The action was brought by Maria R. Lauro, as administratrix of the goods, chattels and credits of Peter Lauro, deceased, against the United States of America. The action is brought on the ground of negligence of the respondent in failing to provide the decedent with a safe place wherein to work upon a public merchant vessel. Plaintiff has brought the action under both Suits in Admiralty Act of 1920, 46 U.S.C.A. § 741 et seq., and the Public Vessels Act of 1925, 46 U.S.C.A. § 781.


 On the 27th day of May, 1943, a vessel designated as '#596' was docked at Pier 4, Staten Island. Marra Brothers, contracting stevedores, were engaged in loading a very large and bulky piece of cargo weighing approximately eighteen to twenty tons and being twenty feet in length, in #2 hold of this vessel. The decedent was employed at the time of the accident as a signalman at this hold and it was his duty to give the necessary signals to the winchman in order that this piece of cargo could be properly lowered and stowed in this hold.

 The hatch covers had been removed from this hold excepting one row, which therefore left an opening of about twenty feet in width and forty feet in length. The decedent, in order to properly give the necessary signals, had to cross over the part of the hatch which had been left covered. While doing this he slipped due to a quantity of oil which had been spilled and left on the hatch covers, falling into the hold as a result of which he suffered injuries and shortly thereafter died. He left surviving him a widow and six children, five of whom were under the age of twenty-one, the youngest being six year of age. The decedent was forty-five years old, the widow is forty-three.

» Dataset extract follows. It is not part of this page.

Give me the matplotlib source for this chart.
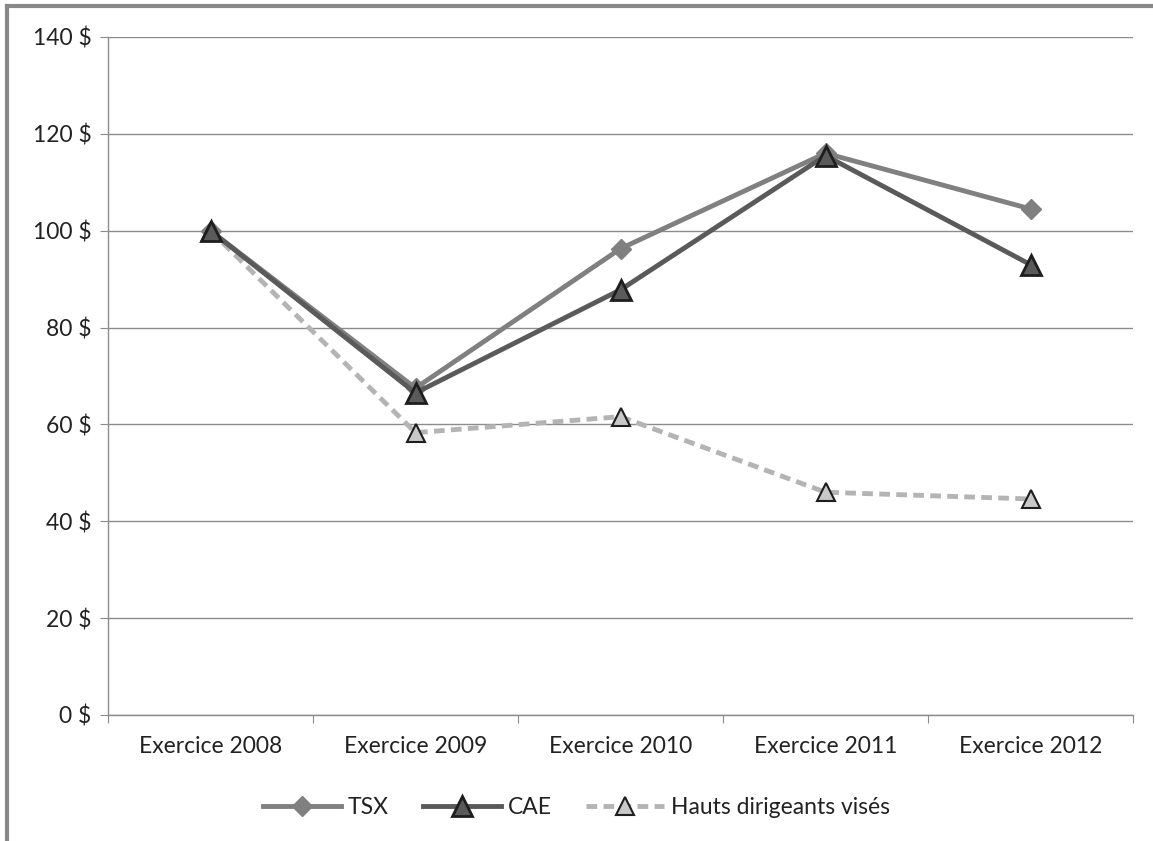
import matplotlib
matplotlib.use("Agg")
import matplotlib.pyplot as plt
from matplotlib.lines import Line2D

categories = ["Exercice 2008", "Exercice 2009", "Exercice 2010", "Exercice 2011", "Exercice 2012"]
tsx = [100, 67.5, 96.3, 116, 104.5]
cae = [100, 66.5, 87.8, 115.5, 93]
hauts = [100, 58.3, 61.6, 46, 44.6]
yticks = [0, 20, 40, 60, 80, 100, 120, 140]
ytick_labels = [f"{v} $" for v in yticks]

plt.rcParams['font.family'] = ['Lato', 'DejaVu Sans']

W, H = 1153, 841
fig = plt.figure(figsize=(W/100, H/100), dpi=100)
ax = fig.add_axes([108/W, 1-715/H, (1133-108)/W, (715-37)/H])

x = list(range(len(categories)))
ax.plot(x, tsx, color='#808080', lw=3.5, marker='D', ms=10, mfc='#808080', mec='#808080', label='TSX', zorder=3)
ax.plot(x, cae, color='#5a5a5a', lw=3.5, marker='^', ms=15, mfc='#5a5a5a', mec='#1e1e1e', mew=2, label='CAE', zorder=4)
ax.plot(x, hauts, color='#b4b4b4', lw=3.5, ls=(0, (2.2, 1.3)), marker='^', ms=13, mfc='#c8c8c8', mec='#1e1e1e', mew=1.5, label='Hauts dirigeants visés', zorder=3)

ax.set_xlim(-0.5, len(categories)-0.5)
ax.set_ylim(0, 140)
ax.set_yticks(yticks)
ax.set_yticklabels(ytick_labels)
ax.set_xticks([i - 0.5 for i in range(len(categories)+1)], minor=False)
ax.set_xticklabels([])
ax.set_xticks(x, minor=True)
ax.set_xticklabels(categories, minor=True)
ax.tick_params(axis='x', which='minor', length=0, pad=15, labelsize=16.5, colors='#222222')
ax.tick_params(axis='x', which='major', length=6, color='#8c8c8c', direction='out')
ax.tick_params(axis='y', length=6, color='#8c8c8c', labelsize=16.5, labelcolor='#222222', pad=6)
ax.grid(axis='y', color='#8c8c8c', lw=1)
ax.set_axisbelow(True)
for s in ['top', 'right']:
    ax.spines[s].set_visible(False)
for s in ['left', 'bottom']:
    ax.spines[s].set_color('#8c8c8c')
    ax.spines[s].set_linewidth(1)

leg = fig.legend(loc='center', bbox_to_anchor=(0.5, 1-808/H), ncol=3, frameon=False,
                 fontsize=16.5, handlelength=3.4, columnspacing=1.5, handletextpad=0.3)
for t in leg.get_texts():
    t.set_color('#222222')

fig.add_artist(Line2D([7/W, 1], [1-6/H, 1-6/H], color='#888888', lw=3, transform=fig.transFigure))
fig.add_artist(Line2D([7/W, 7/W], [0, 1-6/H], color='#888888', lw=3, transform=fig.transFigure))

fig.savefig("out.png", dpi=100, facecolor='white')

 The witnesses, Falcone and Patalano, called by the libellant, testified substantially that the decedent was seen to walk along the covered part of the hatch, slip and fall into the hold. About half of the hatch was covered with oil which made a square of two and one-half feet by two and one-half feet. After the accident skid marks were observed about two feet in length starting from the starboard side of the hatch cover and ending at a wooden handle which extended above the top of the hatch board. The outside of the hatch was littered with dunnage which necessitated the signalman -- the decedent -- to go on top of the hatch to give these signals.

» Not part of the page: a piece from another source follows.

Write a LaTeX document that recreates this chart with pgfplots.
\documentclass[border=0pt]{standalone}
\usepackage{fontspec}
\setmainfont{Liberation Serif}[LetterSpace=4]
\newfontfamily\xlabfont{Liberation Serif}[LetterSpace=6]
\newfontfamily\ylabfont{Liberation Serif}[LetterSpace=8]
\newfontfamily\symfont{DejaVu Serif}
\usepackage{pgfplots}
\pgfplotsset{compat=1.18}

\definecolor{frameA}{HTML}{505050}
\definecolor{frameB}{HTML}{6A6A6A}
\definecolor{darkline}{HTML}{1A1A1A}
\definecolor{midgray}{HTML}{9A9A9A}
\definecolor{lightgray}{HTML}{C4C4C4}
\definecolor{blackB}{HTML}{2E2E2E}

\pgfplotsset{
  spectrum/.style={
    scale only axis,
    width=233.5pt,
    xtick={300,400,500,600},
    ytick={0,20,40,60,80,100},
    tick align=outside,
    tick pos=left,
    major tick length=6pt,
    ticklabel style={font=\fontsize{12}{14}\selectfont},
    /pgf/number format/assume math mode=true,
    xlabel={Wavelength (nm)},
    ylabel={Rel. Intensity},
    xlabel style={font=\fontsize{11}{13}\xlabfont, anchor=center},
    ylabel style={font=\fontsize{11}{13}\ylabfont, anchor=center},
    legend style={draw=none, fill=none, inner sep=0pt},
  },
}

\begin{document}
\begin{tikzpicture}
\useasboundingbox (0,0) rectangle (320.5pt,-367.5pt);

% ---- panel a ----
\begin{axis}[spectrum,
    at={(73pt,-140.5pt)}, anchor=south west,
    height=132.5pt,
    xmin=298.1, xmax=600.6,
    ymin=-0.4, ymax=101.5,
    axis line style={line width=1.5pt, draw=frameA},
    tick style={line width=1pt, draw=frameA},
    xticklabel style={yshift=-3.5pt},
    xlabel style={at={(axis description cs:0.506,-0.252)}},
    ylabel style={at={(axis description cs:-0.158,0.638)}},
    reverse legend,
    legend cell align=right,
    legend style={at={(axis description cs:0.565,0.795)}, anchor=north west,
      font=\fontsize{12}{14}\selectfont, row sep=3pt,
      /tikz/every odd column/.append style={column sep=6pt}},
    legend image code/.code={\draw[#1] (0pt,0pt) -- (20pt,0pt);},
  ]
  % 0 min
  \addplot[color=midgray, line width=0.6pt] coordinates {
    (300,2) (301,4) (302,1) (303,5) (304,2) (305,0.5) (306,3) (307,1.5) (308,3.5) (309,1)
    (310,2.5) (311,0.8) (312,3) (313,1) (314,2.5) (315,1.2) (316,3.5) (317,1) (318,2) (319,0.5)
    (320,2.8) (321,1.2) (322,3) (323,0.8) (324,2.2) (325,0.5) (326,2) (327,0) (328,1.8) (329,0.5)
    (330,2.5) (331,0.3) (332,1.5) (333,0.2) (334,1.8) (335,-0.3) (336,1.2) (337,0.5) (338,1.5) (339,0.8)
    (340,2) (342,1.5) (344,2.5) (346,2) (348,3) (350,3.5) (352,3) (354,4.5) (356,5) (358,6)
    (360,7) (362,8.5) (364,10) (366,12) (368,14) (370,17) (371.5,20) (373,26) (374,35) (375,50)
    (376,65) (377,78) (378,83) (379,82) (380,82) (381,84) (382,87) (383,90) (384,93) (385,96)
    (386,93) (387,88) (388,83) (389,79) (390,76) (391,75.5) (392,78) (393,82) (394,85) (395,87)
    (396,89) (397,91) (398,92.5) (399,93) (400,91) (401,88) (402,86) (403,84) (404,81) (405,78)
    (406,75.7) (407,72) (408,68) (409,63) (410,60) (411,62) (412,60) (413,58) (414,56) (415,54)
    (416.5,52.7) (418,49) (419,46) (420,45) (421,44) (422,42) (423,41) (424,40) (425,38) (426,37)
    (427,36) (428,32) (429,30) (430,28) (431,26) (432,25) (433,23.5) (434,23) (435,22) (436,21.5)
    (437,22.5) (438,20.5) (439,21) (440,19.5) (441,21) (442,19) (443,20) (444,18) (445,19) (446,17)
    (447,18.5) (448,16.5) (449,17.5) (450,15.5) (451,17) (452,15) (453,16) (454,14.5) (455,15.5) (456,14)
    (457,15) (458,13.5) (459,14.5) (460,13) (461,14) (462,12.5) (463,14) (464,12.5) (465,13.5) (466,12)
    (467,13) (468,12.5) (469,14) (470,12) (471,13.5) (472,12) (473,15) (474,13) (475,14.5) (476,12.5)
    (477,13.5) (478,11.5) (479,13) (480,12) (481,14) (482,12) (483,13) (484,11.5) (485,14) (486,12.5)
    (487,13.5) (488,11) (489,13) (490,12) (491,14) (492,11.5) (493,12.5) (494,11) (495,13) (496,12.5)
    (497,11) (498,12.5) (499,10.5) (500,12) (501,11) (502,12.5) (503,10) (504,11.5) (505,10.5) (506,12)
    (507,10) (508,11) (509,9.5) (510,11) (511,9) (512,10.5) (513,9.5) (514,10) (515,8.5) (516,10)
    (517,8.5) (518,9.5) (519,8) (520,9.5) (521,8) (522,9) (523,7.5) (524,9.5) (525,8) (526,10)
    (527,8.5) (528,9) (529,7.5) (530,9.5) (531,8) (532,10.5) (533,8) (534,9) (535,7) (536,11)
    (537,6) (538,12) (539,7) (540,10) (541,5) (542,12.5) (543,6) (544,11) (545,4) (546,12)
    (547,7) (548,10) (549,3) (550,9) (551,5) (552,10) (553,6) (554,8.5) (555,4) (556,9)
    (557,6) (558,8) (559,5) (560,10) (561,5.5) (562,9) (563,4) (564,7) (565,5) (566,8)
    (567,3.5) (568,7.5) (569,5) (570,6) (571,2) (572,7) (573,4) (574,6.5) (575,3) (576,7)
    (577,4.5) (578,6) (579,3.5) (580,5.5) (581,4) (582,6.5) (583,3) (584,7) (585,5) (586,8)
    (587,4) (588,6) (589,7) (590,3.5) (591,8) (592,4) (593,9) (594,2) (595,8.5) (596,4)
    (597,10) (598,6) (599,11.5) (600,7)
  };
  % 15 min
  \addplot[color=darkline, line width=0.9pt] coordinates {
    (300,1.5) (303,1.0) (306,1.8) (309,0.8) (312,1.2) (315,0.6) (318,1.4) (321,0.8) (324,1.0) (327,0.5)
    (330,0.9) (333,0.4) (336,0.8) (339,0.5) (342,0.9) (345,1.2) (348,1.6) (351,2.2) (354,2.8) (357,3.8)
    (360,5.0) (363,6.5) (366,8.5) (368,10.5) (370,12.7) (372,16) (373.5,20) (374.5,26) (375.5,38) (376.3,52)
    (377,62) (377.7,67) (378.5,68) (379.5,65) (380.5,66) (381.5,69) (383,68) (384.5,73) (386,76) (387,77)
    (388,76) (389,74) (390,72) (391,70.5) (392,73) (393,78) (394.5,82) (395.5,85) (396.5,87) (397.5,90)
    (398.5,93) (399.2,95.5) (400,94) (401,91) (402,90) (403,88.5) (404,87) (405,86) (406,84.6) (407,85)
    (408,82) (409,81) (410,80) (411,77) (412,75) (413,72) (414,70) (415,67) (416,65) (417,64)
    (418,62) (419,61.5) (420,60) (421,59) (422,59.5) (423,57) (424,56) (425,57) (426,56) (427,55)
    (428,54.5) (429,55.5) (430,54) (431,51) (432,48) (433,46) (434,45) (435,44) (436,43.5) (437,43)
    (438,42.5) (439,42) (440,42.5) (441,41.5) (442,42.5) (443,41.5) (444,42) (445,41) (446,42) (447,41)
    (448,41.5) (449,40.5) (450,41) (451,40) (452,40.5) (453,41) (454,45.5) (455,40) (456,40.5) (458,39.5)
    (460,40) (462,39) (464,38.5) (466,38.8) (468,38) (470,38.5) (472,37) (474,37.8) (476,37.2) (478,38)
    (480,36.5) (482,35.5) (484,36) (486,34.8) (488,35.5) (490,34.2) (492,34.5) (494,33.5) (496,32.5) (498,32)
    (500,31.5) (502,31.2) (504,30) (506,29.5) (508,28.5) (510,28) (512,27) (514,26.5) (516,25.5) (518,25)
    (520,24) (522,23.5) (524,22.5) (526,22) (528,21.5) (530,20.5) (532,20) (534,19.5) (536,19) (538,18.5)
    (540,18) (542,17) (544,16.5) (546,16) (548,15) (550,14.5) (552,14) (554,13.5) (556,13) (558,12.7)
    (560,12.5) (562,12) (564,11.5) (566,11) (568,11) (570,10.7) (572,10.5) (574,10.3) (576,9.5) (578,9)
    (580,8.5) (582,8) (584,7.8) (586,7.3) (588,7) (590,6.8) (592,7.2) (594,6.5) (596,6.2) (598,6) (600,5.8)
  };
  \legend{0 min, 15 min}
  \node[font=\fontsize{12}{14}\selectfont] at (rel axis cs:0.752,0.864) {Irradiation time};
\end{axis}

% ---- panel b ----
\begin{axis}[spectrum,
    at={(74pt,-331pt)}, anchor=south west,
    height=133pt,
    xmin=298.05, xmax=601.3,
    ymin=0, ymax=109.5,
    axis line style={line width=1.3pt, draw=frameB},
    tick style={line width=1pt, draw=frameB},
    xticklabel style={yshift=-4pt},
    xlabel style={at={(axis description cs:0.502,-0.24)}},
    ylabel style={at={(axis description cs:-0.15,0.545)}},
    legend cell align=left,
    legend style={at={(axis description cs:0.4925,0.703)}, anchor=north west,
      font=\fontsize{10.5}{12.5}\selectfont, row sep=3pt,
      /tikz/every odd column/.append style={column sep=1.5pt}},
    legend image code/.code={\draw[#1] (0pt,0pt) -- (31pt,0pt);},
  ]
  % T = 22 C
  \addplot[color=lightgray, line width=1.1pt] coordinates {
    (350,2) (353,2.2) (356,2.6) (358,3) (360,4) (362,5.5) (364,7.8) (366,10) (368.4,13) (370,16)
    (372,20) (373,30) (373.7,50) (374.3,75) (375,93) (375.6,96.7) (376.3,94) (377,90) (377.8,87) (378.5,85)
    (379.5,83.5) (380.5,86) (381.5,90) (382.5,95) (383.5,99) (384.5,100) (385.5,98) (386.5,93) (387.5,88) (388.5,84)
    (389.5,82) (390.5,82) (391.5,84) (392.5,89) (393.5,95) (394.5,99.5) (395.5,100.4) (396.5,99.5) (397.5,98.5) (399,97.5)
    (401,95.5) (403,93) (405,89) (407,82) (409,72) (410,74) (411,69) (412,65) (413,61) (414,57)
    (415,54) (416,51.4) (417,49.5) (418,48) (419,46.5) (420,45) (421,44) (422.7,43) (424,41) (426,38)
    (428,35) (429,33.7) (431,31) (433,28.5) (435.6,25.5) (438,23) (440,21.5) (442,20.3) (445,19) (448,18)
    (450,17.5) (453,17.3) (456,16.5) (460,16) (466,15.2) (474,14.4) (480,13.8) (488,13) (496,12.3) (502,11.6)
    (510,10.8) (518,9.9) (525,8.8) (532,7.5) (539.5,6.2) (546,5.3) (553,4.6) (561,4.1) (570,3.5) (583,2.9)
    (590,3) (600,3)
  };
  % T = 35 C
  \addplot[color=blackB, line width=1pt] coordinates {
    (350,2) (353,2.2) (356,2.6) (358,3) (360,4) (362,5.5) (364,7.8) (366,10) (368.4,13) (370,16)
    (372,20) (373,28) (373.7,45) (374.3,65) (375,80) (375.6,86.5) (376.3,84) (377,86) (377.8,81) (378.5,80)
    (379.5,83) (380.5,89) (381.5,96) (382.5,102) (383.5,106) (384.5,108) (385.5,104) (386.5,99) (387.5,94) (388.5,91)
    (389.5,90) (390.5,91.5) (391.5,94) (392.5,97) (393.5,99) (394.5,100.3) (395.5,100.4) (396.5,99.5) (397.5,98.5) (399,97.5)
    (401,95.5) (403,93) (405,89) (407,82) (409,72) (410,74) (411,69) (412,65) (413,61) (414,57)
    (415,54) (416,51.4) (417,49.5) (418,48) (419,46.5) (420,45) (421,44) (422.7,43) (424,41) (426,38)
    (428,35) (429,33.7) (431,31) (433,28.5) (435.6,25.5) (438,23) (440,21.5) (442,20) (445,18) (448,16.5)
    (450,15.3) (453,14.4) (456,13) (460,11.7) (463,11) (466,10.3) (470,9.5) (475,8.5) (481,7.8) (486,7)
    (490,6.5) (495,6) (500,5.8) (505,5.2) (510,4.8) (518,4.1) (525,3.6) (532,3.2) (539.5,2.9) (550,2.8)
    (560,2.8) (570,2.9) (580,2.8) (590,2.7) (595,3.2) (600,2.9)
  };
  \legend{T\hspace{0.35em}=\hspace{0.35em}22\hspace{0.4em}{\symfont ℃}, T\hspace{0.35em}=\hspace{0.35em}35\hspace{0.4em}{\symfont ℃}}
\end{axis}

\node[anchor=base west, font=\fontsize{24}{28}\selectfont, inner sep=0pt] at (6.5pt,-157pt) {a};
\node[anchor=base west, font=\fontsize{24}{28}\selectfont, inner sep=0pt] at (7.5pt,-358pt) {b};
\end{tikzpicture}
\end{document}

 The respondent, through its witnesses, claimed that while pushing this heavy piece of cargo the decedent lost his balance and fell into the hold.

 I am not impressed with the witnesses called by the respondent and I believe the accident happened substantially as testified to by the witnesses Falcone and Patalano. The burden of proof imposed upon the plaintiff as to the question of fact is amply sustained.

 The respondent has raised a very troublesome question, to wit: that the Public Vessel Act of 1925, 46 U.S.C.A. § 781, does not apply to the case at bar. This section reads as follows:

 'A libel in personam in admiralty may be brought against the United States, or a petition impleading the United States, for damages caused by a public vessel of the United States, and for compensation for towage and salvage services, including contract salvage, rendered to a public vessel of the United States: Provided, That the cause of action arose after the 6th day of April, 1920. Mar. 3, 1925, c. 428, § 1, 43 Stat. 1112.'

 Section 742 gives rise to a libel in personam against the United States, provided that the vessel is employed as a merchant vessel.

 It must therefore be determined whether or not the plaintiff comes within the purview of these sections so as to give her the benefit of a recovery.

 It is contended by the respondent that the United States Government has never consented to be sued and that the damages caused by a public vessel referred to damage done physically by the vessel itself, as in case of collision, and that Section 781 does not cover personal injuries caused by the negligence of its employees.

 The respondent claims the word 'damages' in this section means only damage to property and not damage to person. A contrary holding was made in the case of Porello v. United States, D.C., 53 F.Supp. 569. That case holds that the statute, 46 U.S.C.A. 781, includes damage to person as well as damage to property.

 Canadian Aviator, Ltd., v. United States, 324 U.S. 215, 65 S. Ct. 639, is helpful in that it construed the Public Vessels Act as giving a remedy in admiralty in cases other than collision cases.

 The decisions in Agwilines, Inc., v. United States, 1943 A.M.C. 715, and Dobson v. United States, 2 Cir., 27 F.2d 807, practically hold that the Public Vessels Act and the Suits in Admiralty Statute must be read together.

 Militano v. United States, D.C., 55 F.Supp. 904, holds that 46 U.S.C.A. 781 gives authority for an action in damages for personal injuries due to negligence.

 I therefore find that the plaintiff is entitled to judgment.

 The decedent in 1937 earned $ 3,030.20, in 1938 $ 3,000.40, in 1939 $ 2,843, in 1940 $ 3,030.90, in 1941 $ 3,000, in 1942 $ 3,319.12 and in 1943, from January to May, $ 2,018.06.

 In view of the age of the deceased and his earning capacity, plaintiff should have judgment in the sum of twenty-five thousand ($ 25,000) dollars.